## Goal of the exercise
Omit any picture, and return the remaining data exactly as written.

## Provided material
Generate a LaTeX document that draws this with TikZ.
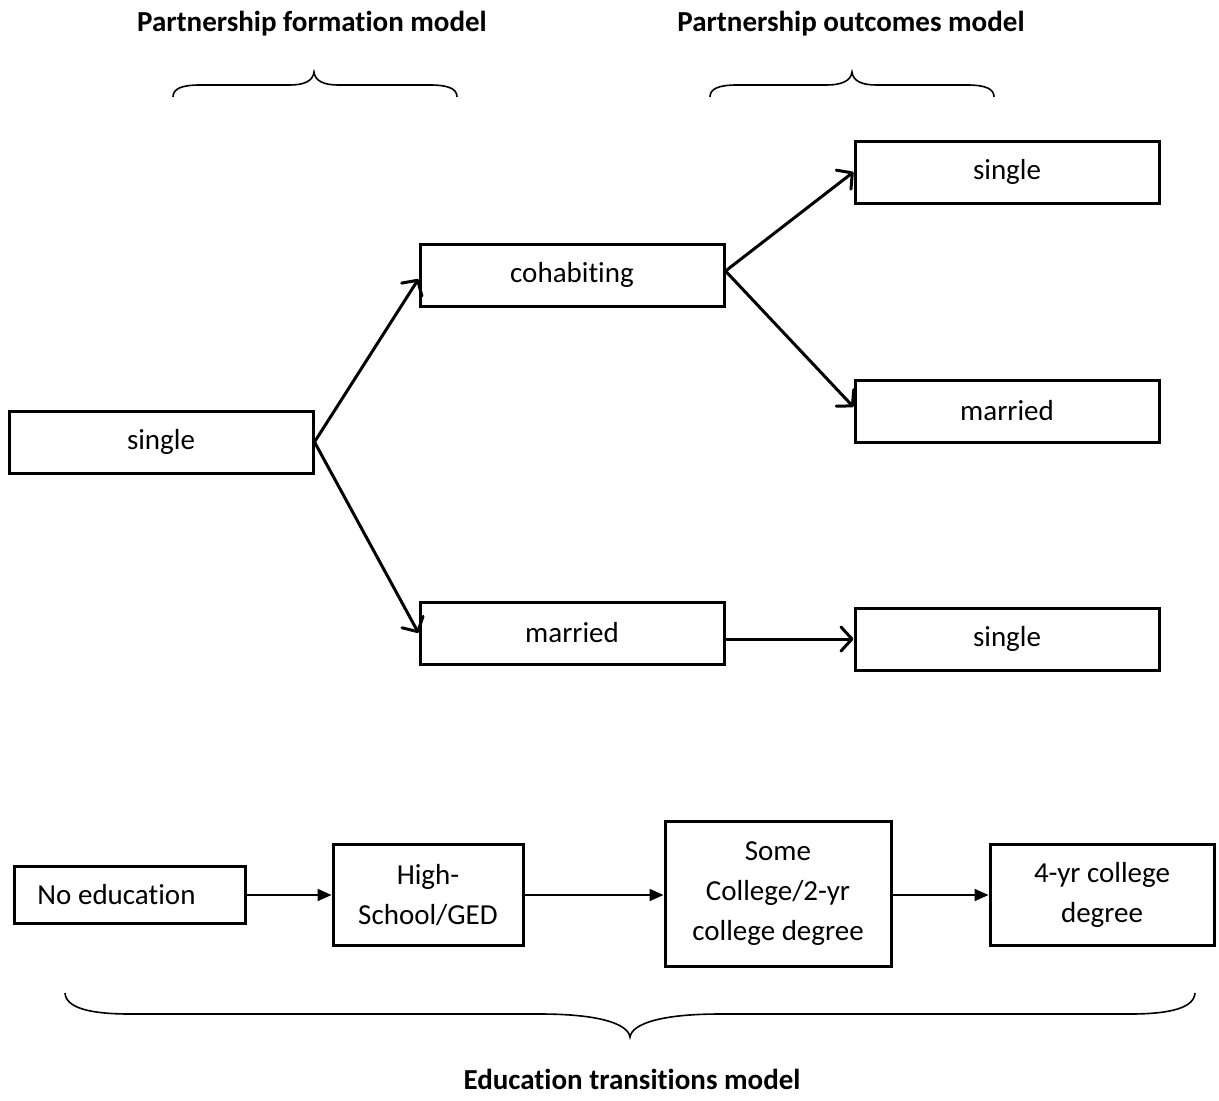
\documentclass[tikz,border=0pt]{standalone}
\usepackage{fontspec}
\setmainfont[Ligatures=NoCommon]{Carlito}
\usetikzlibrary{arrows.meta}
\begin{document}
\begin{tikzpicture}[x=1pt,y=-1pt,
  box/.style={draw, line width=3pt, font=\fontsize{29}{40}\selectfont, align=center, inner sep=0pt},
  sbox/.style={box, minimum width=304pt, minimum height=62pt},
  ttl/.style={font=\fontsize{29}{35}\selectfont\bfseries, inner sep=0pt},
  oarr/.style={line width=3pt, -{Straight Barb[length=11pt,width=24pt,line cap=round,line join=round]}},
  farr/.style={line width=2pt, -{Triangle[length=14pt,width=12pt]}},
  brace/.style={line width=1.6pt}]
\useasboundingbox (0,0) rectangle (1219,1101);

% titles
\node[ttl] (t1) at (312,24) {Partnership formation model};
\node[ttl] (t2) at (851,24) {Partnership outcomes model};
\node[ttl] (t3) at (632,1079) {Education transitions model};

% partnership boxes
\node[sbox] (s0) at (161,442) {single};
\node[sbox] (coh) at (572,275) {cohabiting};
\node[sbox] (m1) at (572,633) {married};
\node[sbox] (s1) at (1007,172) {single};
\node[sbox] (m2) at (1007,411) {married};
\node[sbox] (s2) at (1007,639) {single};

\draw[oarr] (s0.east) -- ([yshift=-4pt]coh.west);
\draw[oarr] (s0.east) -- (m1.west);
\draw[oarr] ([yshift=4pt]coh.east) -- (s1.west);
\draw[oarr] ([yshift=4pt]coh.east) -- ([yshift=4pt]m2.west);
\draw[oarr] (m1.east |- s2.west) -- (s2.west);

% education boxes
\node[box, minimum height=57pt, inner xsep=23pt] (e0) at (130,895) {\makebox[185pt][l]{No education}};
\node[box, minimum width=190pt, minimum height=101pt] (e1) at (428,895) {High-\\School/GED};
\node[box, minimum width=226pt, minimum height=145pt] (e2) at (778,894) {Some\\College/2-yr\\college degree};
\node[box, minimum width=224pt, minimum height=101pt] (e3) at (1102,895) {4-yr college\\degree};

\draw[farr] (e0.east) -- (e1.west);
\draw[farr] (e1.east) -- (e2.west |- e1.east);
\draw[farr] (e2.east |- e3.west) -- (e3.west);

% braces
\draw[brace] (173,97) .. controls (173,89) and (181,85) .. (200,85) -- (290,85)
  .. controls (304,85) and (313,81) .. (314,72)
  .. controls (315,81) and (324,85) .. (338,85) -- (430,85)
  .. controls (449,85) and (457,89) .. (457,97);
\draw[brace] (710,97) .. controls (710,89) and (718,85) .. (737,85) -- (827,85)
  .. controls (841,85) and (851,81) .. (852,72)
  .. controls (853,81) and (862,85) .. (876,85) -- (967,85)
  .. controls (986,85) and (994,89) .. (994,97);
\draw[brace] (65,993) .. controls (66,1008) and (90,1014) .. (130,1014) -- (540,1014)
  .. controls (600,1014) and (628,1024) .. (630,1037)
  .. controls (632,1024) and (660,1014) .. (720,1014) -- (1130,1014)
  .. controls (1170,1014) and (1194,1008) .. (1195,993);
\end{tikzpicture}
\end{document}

## Finished task
Generate a LaTeX document that draws this with TikZ.
\documentclass[tikz,border=0pt]{standalone}
\usepackage{fontspec}
\setmainfont[Ligatures=NoCommon]{Carlito}
\usetikzlibrary{arrows.meta}
\begin{document}
\begin{tikzpicture}[x=1pt,y=-1pt,
  box/.style={draw, line width=3pt, font=\fontsize{29}{40}\selectfont, align=center, inner sep=0pt},
  sbox/.style={box, minimum width=304pt, minimum height=62pt},
  ttl/.style={font=\fontsize{29}{35}\selectfont\bfseries, inner sep=0pt},
  oarr/.style={line width=3pt, -{Straight Barb[length=11pt,width=24pt,line cap=round,line join=round]}},
  farr/.style={line width=2pt, -{Triangle[length=14pt,width=12pt]}},
  brace/.style={line width=1.6pt}]
\useasboundingbox (0,0) rectangle (1219,1101);

% titles
\node[ttl] (t1) at (312,24) {Partnership formation model};
\node[ttl] (t2) at (851,24) {Partnership outcomes model};
\node[ttl] (t3) at (632,1079) {Education transitions model};

% partnership boxes
\node[sbox] (s0) at (161,442) {single};
\node[sbox] (coh) at (572,275) {cohabiting};
\node[sbox] (m1) at (572,633) {married};
\node[sbox] (s1) at (1007,172) {single};
\node[sbox] (m2) at (1007,411) {married};
\node[sbox] (s2) at (1007,639) {single};

\draw[oarr] (s0.east) -- ([yshift=-4pt]coh.west);
\draw[oarr] (s0.east) -- (m1.west);
\draw[oarr] ([yshift=4pt]coh.east) -- (s1.west);
\draw[oarr] ([yshift=4pt]coh.east) -- ([yshift=4pt]m2.west);
\draw[oarr] (m1.east |- s2.west) -- (s2.west);

% education boxes
\node[box, minimum height=57pt, inner xsep=23pt] (e0) at (130,895) {\makebox[185pt][l]{No education}};
\node[box, minimum width=190pt, minimum height=101pt] (e1) at (428,895) {High-\\School/GED};
\node[box, minimum width=226pt, minimum height=145pt] (e2) at (778,894) {Some\\College/2-yr\\college degree};
\node[box, minimum width=224pt, minimum height=101pt] (e3) at (1102,895) {4-yr college\\degree};

\draw[farr] (e0.east) -- (e1.west);
\draw[farr] (e1.east) -- (e2.west |- e1.east);
\draw[farr] (e2.east |- e3.west) -- (e3.west);

% braces
\draw[brace] (173,97) .. controls (173,89) and (181,85) .. (200,85) -- (290,85)
  .. controls (304,85) and (313,81) .. (314,72)
  .. controls (315,81) and (324,85) .. (338,85) -- (430,85)
  .. controls (449,85) and (457,89) .. (457,97);
\draw[brace] (710,97) .. controls (710,89) and (718,85) .. (737,85) -- (827,85)
  .. controls (841,85) and (851,81) .. (852,72)
  .. controls (853,81) and (862,85) .. (876,85) -- (967,85)
  .. controls (986,85) and (994,89) .. (994,97);
\draw[brace] (65,993) .. controls (66,1008) and (90,1014) .. (130,1014) -- (540,1014)
  .. controls (600,1014) and (628,1024) .. (630,1037)
  .. controls (632,1024) and (660,1014) .. (720,1014) -- (1130,1014)
  .. controls (1170,1014) and (1194,1008) .. (1195,993);
\end{tikzpicture}
\end{document}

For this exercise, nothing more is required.